Personally, both as a premise for fiction and as the essential truth of the matter, I buy into all of these except the last point. I remain unconvinced that AI, which really should be called Artificial Consciousness, since that's the key distinction, is even possible, still less than that it necessarily makes better decisions than flesh minds. Or, for that matter, that it would, as Banks assumes, necessarily have any interest at all in cooperating with icky flesh sentients (a la Fred Saberhagen's Berserker series, which was the inspiration for Star Trek's Borg), if it did. But again, my working assumption is as follows: Cybernetics is unbounded and the ability of machines to emulate intelligence will grow and develop indefinitely; if there are ever starships, they will be physically controlled by artificial "minds," but directed by flesh sentience, because I just don't believe in artificial consciousness. Call it an article of faith. I just don't buy that that inner awareness emerges from efficient computation, any more than that if a star trek transporter were somehow possible to construct, it would actually deliver you (and not a simulacrum that only appeared to be you, whether conscious or not)... to the destination. 

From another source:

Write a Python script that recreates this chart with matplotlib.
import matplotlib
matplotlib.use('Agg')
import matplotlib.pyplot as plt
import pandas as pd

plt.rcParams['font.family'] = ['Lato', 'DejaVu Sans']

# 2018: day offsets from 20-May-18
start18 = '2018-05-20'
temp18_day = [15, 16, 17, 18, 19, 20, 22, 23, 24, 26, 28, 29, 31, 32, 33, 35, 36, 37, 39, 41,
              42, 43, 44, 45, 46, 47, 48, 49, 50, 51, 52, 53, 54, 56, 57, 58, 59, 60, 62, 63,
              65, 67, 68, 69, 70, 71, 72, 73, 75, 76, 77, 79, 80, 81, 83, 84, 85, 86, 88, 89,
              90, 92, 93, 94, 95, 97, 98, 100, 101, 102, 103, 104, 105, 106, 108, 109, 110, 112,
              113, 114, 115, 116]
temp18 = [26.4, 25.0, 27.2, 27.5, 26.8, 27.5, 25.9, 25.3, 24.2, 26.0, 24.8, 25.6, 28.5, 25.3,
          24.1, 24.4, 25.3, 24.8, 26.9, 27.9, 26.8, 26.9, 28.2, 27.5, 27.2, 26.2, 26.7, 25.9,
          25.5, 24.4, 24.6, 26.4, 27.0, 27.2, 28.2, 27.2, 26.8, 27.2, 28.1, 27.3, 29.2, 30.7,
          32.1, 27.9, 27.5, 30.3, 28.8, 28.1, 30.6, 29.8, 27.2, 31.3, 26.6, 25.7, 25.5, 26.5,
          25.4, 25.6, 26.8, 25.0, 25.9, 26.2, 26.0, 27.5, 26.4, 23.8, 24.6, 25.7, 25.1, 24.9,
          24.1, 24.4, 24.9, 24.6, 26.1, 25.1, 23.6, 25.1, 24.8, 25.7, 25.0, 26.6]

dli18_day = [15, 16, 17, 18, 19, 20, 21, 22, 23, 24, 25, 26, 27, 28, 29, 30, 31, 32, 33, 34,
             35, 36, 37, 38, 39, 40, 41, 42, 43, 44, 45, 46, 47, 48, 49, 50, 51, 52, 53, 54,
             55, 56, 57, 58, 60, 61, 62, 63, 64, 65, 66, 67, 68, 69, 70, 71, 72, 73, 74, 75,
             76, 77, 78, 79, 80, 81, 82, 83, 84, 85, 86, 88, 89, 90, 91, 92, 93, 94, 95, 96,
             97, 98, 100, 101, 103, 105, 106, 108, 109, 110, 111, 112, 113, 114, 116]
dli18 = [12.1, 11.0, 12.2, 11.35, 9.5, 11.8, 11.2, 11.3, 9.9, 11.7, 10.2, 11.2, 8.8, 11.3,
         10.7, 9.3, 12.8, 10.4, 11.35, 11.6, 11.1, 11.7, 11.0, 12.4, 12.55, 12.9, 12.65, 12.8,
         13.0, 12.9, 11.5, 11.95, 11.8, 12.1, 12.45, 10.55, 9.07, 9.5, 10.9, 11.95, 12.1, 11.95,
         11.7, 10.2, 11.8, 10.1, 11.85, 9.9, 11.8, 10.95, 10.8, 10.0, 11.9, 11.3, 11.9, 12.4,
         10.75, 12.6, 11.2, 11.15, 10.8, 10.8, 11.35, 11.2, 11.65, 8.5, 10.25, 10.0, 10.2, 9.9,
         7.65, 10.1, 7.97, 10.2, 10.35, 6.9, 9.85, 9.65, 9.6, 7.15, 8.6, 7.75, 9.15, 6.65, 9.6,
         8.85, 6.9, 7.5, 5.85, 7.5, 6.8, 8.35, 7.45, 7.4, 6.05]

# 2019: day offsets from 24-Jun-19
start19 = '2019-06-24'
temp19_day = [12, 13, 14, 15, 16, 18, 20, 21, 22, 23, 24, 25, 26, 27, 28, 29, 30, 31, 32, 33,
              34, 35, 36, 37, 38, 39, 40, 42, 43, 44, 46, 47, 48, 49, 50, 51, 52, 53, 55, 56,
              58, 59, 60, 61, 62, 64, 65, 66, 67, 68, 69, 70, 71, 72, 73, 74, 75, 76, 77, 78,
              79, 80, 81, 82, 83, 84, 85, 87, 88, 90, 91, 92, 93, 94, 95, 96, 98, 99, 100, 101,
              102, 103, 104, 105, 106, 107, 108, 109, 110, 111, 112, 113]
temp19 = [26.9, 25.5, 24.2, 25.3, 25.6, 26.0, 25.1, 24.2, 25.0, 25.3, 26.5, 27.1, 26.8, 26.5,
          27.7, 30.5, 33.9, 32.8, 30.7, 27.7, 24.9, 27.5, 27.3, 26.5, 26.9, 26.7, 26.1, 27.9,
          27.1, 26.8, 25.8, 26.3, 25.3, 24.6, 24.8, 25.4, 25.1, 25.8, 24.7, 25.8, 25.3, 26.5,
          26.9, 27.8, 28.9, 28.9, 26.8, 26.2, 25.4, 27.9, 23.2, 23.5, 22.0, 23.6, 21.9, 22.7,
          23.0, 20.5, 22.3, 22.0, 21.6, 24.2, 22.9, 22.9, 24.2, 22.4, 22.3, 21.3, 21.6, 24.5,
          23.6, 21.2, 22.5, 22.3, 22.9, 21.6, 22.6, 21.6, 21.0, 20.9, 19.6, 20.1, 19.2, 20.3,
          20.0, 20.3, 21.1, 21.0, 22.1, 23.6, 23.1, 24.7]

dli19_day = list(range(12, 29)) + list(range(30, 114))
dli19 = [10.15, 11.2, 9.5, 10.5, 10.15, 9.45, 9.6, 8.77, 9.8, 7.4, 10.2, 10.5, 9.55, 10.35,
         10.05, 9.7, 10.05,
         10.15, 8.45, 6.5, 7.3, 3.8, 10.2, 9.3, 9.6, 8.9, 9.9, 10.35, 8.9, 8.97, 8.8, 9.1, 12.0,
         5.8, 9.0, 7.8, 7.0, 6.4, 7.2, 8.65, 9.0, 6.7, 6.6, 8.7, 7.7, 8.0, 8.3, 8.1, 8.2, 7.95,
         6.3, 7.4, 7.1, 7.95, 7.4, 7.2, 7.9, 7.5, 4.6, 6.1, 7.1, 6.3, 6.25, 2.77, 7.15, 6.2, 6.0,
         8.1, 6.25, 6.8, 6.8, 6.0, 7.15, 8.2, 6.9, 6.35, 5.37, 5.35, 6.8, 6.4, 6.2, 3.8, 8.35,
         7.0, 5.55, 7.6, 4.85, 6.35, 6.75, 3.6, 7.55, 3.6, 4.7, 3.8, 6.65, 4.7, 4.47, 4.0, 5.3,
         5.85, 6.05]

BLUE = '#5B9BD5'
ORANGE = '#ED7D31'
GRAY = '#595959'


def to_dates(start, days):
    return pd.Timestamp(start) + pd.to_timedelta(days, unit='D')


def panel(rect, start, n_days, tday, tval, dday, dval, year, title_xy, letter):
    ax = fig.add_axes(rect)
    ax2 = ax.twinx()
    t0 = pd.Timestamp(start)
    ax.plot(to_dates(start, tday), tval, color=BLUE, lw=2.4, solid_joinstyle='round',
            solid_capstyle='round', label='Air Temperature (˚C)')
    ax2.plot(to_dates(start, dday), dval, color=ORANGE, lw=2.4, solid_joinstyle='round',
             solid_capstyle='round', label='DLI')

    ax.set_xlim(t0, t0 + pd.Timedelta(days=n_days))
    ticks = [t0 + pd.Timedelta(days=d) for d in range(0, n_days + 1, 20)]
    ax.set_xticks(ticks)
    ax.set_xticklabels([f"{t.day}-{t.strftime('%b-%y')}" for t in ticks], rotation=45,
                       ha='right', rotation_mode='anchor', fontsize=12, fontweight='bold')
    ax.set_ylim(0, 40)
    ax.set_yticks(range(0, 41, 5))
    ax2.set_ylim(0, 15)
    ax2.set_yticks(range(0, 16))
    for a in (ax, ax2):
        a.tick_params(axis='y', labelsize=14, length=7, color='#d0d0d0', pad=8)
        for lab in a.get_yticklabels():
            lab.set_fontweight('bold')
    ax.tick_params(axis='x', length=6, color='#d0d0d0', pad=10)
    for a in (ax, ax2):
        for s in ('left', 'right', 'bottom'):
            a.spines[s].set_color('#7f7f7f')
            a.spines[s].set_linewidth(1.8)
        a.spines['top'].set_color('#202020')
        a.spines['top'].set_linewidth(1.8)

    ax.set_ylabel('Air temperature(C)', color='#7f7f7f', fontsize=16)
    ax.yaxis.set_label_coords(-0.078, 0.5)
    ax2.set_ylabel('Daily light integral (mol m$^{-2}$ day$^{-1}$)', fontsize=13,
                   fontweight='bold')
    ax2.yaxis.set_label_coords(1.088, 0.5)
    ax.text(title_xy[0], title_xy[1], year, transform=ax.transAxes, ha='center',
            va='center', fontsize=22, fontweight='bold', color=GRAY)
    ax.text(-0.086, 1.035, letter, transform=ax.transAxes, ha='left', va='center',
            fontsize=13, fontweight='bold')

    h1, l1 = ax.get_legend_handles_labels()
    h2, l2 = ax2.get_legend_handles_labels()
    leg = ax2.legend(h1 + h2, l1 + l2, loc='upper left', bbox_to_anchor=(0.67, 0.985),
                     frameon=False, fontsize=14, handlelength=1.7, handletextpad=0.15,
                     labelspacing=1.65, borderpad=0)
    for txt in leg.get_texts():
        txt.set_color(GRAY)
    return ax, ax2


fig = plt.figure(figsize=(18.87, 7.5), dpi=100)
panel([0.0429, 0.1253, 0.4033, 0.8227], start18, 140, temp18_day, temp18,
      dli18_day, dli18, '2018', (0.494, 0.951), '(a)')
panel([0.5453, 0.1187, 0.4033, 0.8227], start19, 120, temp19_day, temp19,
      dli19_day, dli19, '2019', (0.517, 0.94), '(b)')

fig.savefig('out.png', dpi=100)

To anyone who's happened to read or listen to my ideas on this overall subject, I know I'm repeating myself, but these ideas are rumbling around in my head and I'm trying to pull them together into a magisterium for a science fiction universe of my own devising. 
*The Culture Series of Iain M. Banks: A Critical Introduction. I don't actually recommend this book except to anyone who has a strong interest in Banks as a writer.